-- BEGIN The records --
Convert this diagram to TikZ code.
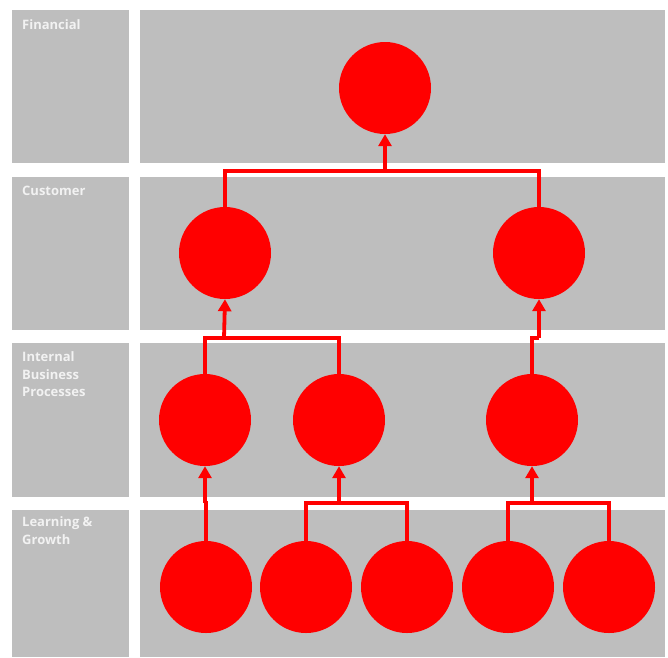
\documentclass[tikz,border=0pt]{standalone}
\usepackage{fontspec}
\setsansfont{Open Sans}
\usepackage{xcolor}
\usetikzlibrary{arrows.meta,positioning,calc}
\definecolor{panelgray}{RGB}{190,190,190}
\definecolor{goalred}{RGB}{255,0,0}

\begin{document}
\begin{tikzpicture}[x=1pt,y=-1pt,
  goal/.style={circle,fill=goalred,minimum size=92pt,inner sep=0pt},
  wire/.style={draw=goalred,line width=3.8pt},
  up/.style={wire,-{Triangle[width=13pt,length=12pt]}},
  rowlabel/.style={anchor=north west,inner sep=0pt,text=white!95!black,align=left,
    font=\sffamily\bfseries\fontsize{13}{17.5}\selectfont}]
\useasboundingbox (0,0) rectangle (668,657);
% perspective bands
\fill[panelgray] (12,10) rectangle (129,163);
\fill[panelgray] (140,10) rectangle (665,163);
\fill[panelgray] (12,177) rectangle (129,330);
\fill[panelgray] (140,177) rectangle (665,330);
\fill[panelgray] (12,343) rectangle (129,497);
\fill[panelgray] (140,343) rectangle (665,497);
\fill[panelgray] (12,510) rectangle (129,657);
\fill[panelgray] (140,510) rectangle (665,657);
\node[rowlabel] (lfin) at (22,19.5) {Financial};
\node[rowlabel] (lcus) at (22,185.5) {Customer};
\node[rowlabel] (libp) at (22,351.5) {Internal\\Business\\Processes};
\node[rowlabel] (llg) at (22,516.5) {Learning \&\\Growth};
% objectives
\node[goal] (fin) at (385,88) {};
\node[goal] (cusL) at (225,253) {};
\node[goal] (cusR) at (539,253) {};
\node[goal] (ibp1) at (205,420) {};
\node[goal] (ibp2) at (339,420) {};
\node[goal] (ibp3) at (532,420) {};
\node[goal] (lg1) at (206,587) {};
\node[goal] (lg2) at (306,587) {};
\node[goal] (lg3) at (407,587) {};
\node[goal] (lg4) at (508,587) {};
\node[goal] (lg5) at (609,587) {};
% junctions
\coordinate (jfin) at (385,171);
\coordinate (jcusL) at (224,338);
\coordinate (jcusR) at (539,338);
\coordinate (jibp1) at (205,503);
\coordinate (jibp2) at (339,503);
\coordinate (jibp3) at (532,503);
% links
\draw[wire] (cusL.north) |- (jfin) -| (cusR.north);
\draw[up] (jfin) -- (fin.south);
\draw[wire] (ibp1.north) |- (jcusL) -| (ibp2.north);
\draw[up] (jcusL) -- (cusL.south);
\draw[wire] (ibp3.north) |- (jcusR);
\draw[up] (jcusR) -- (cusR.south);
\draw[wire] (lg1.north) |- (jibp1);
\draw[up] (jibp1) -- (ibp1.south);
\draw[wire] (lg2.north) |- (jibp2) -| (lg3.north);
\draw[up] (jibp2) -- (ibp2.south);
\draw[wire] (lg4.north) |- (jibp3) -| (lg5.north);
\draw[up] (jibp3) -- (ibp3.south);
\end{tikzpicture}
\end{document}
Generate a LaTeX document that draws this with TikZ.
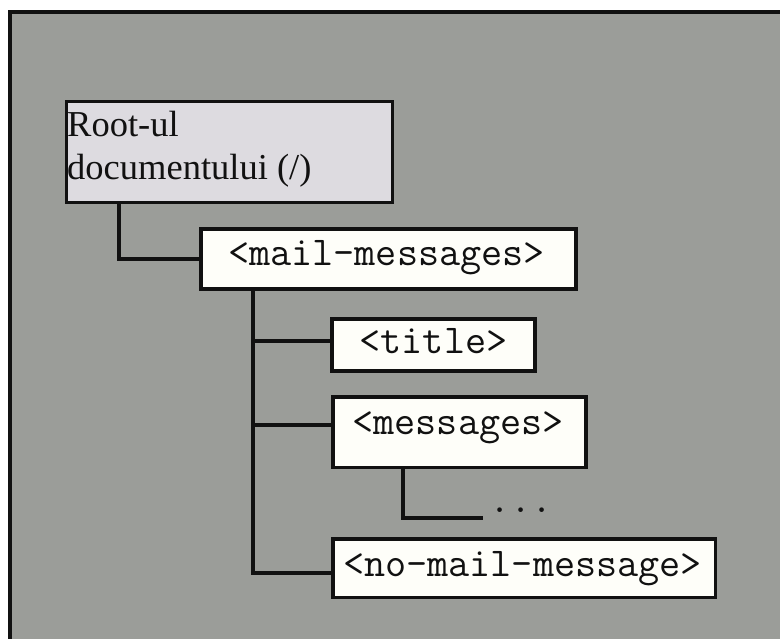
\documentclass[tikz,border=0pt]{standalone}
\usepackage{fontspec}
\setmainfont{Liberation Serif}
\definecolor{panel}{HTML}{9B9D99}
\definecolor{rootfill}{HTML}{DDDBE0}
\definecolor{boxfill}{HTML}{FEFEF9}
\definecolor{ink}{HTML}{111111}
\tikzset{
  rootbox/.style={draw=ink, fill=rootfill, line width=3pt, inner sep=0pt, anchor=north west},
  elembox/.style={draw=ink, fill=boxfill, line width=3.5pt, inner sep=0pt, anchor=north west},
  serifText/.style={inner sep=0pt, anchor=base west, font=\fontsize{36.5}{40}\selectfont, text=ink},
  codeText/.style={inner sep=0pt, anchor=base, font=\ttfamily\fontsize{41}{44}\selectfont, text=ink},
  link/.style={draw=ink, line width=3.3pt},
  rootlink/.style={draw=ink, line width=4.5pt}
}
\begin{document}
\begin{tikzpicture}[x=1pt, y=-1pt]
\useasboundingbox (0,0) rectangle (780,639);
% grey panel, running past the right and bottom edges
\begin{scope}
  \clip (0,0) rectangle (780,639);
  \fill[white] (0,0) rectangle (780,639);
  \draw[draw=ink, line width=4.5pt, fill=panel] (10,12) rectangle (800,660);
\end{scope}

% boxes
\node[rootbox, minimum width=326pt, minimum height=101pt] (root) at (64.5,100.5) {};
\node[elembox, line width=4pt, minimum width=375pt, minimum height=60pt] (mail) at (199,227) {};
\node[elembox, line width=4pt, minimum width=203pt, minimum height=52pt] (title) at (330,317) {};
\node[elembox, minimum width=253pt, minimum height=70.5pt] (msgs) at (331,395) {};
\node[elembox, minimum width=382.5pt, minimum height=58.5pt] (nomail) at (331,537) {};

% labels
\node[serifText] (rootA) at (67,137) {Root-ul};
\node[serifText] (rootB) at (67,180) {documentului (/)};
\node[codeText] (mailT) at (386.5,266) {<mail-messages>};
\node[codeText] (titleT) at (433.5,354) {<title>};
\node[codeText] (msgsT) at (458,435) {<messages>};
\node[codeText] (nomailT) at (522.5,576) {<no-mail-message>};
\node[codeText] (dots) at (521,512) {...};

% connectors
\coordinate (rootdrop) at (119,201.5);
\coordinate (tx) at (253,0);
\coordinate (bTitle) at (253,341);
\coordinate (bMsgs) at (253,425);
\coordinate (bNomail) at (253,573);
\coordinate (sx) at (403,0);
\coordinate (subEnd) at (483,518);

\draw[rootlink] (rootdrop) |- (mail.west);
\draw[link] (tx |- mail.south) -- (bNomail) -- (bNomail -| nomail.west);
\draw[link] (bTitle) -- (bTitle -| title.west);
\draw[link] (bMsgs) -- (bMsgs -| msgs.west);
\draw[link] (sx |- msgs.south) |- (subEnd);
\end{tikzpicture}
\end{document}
-- END The records --
_Written problem_:
Leave out the pictures and output every record above precisely as given.

_Exercise result_:
Convert this diagram to TikZ code.
\documentclass[tikz,border=0pt]{standalone}
\usepackage{fontspec}
\setsansfont{Open Sans}
\usepackage{xcolor}
\usetikzlibrary{arrows.meta,positioning,calc}
\definecolor{panelgray}{RGB}{190,190,190}
\definecolor{goalred}{RGB}{255,0,0}

\begin{document}
\begin{tikzpicture}[x=1pt,y=-1pt,
  goal/.style={circle,fill=goalred,minimum size=92pt,inner sep=0pt},
  wire/.style={draw=goalred,line width=3.8pt},
  up/.style={wire,-{Triangle[width=13pt,length=12pt]}},
  rowlabel/.style={anchor=north west,inner sep=0pt,text=white!95!black,align=left,
    font=\sffamily\bfseries\fontsize{13}{17.5}\selectfont}]
\useasboundingbox (0,0) rectangle (668,657);
% perspective bands
\fill[panelgray] (12,10) rectangle (129,163);
\fill[panelgray] (140,10) rectangle (665,163);
\fill[panelgray] (12,177) rectangle (129,330);
\fill[panelgray] (140,177) rectangle (665,330);
\fill[panelgray] (12,343) rectangle (129,497);
\fill[panelgray] (140,343) rectangle (665,497);
\fill[panelgray] (12,510) rectangle (129,657);
\fill[panelgray] (140,510) rectangle (665,657);
\node[rowlabel] (lfin) at (22,19.5) {Financial};
\node[rowlabel] (lcus) at (22,185.5) {Customer};
\node[rowlabel] (libp) at (22,351.5) {Internal\\Business\\Processes};
\node[rowlabel] (llg) at (22,516.5) {Learning \&\\Growth};
% objectives
\node[goal] (fin) at (385,88) {};
\node[goal] (cusL) at (225,253) {};
\node[goal] (cusR) at (539,253) {};
\node[goal] (ibp1) at (205,420) {};
\node[goal] (ibp2) at (339,420) {};
\node[goal] (ibp3) at (532,420) {};
\node[goal] (lg1) at (206,587) {};
\node[goal] (lg2) at (306,587) {};
\node[goal] (lg3) at (407,587) {};
\node[goal] (lg4) at (508,587) {};
\node[goal] (lg5) at (609,587) {};
% junctions
\coordinate (jfin) at (385,171);
\coordinate (jcusL) at (224,338);
\coordinate (jcusR) at (539,338);
\coordinate (jibp1) at (205,503);
\coordinate (jibp2) at (339,503);
\coordinate (jibp3) at (532,503);
% links
\draw[wire] (cusL.north) |- (jfin) -| (cusR.north);
\draw[up] (jfin) -- (fin.south);
\draw[wire] (ibp1.north) |- (jcusL) -| (ibp2.north);
\draw[up] (jcusL) -- (cusL.south);
\draw[wire] (ibp3.north) |- (jcusR);
\draw[up] (jcusR) -- (cusR.south);
\draw[wire] (lg1.north) |- (jibp1);
\draw[up] (jibp1) -- (ibp1.south);
\draw[wire] (lg2.north) |- (jibp2) -| (lg3.north);
\draw[up] (jibp2) -- (ibp2.south);
\draw[wire] (lg4.north) |- (jibp3) -| (lg5.north);
\draw[up] (jibp3) -- (ibp3.south);
\end{tikzpicture}
\end{document}
Generate a LaTeX document that draws this with TikZ.
\documentclass[tikz,border=0pt]{standalone}
\usepackage{fontspec}
\setmainfont{Liberation Serif}
\definecolor{panel}{HTML}{9B9D99}
\definecolor{rootfill}{HTML}{DDDBE0}
\definecolor{boxfill}{HTML}{FEFEF9}
\definecolor{ink}{HTML}{111111}
\tikzset{
  rootbox/.style={draw=ink, fill=rootfill, line width=3pt, inner sep=0pt, anchor=north west},
  elembox/.style={draw=ink, fill=boxfill, line width=3.5pt, inner sep=0pt, anchor=north west},
  serifText/.style={inner sep=0pt, anchor=base west, font=\fontsize{36.5}{40}\selectfont, text=ink},
  codeText/.style={inner sep=0pt, anchor=base, font=\ttfamily\fontsize{41}{44}\selectfont, text=ink},
  link/.style={draw=ink, line width=3.3pt},
  rootlink/.style={draw=ink, line width=4.5pt}
}
\begin{document}
\begin{tikzpicture}[x=1pt, y=-1pt]
\useasboundingbox (0,0) rectangle (780,639);
% grey panel, running past the right and bottom edges
\begin{scope}
  \clip (0,0) rectangle (780,639);
  \fill[white] (0,0) rectangle (780,639);
  \draw[draw=ink, line width=4.5pt, fill=panel] (10,12) rectangle (800,660);
\end{scope}

% boxes
\node[rootbox, minimum width=326pt, minimum height=101pt] (root) at (64.5,100.5) {};
\node[elembox, line width=4pt, minimum width=375pt, minimum height=60pt] (mail) at (199,227) {};
\node[elembox, line width=4pt, minimum width=203pt, minimum height=52pt] (title) at (330,317) {};
\node[elembox, minimum width=253pt, minimum height=70.5pt] (msgs) at (331,395) {};
\node[elembox, minimum width=382.5pt, minimum height=58.5pt] (nomail) at (331,537) {};

% labels
\node[serifText] (rootA) at (67,137) {Root-ul};
\node[serifText] (rootB) at (67,180) {documentului (/)};
\node[codeText] (mailT) at (386.5,266) {<mail-messages>};
\node[codeText] (titleT) at (433.5,354) {<title>};
\node[codeText] (msgsT) at (458,435) {<messages>};
\node[codeText] (nomailT) at (522.5,576) {<no-mail-message>};
\node[codeText] (dots) at (521,512) {...};

% connectors
\coordinate (rootdrop) at (119,201.5);
\coordinate (tx) at (253,0);
\coordinate (bTitle) at (253,341);
\coordinate (bMsgs) at (253,425);
\coordinate (bNomail) at (253,573);
\coordinate (sx) at (403,0);
\coordinate (subEnd) at (483,518);

\draw[rootlink] (rootdrop) |- (mail.west);
\draw[link] (tx |- mail.south) -- (bNomail) -- (bNomail -| nomail.west);
\draw[link] (bTitle) -- (bTitle -| title.west);
\draw[link] (bMsgs) -- (bMsgs -| msgs.west);
\draw[link] (sx |- msgs.south) |- (subEnd);
\end{tikzpicture}
\end{document}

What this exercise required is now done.